- [The exercise]:
Gather up all lines that carry the word "this".

- [Records shown]:

==*==

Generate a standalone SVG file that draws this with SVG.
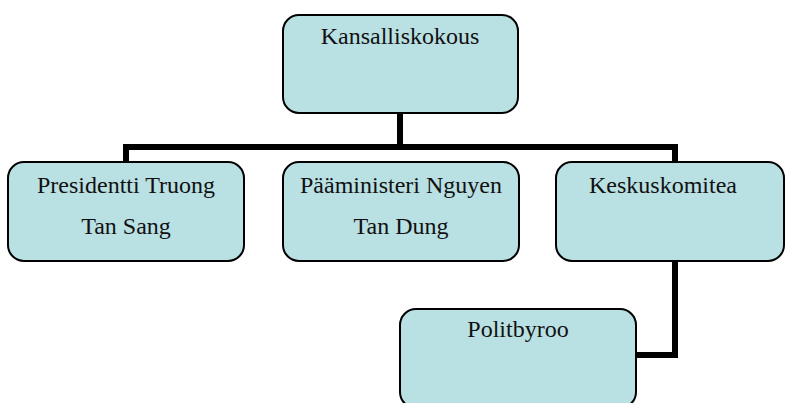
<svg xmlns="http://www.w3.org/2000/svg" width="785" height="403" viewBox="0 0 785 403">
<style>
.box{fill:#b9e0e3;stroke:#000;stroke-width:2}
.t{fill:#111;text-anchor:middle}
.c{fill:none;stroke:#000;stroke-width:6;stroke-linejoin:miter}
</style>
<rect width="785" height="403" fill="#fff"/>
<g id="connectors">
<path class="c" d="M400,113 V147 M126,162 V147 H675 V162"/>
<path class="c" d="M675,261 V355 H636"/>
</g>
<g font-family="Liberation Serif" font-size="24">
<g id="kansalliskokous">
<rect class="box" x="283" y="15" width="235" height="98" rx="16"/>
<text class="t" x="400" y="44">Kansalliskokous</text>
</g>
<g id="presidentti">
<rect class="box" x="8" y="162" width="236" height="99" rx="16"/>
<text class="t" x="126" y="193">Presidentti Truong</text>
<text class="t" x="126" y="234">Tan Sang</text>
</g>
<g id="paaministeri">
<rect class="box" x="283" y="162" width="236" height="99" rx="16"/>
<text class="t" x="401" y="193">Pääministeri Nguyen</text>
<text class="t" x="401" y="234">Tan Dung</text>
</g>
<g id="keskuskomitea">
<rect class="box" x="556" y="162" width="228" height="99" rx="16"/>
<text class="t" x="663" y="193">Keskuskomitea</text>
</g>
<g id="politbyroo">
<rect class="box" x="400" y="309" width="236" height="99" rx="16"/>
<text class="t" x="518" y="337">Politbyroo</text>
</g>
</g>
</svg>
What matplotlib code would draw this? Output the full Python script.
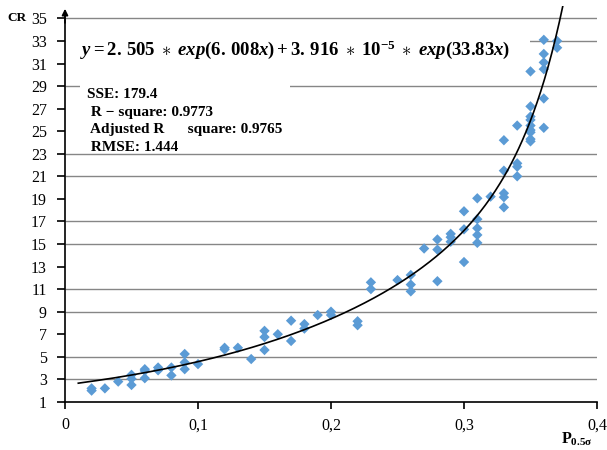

==*==

- [Exercise output]:
Generate a standalone SVG file that draws this with SVG.
What matplotlib code would draw this? Output the full Python script.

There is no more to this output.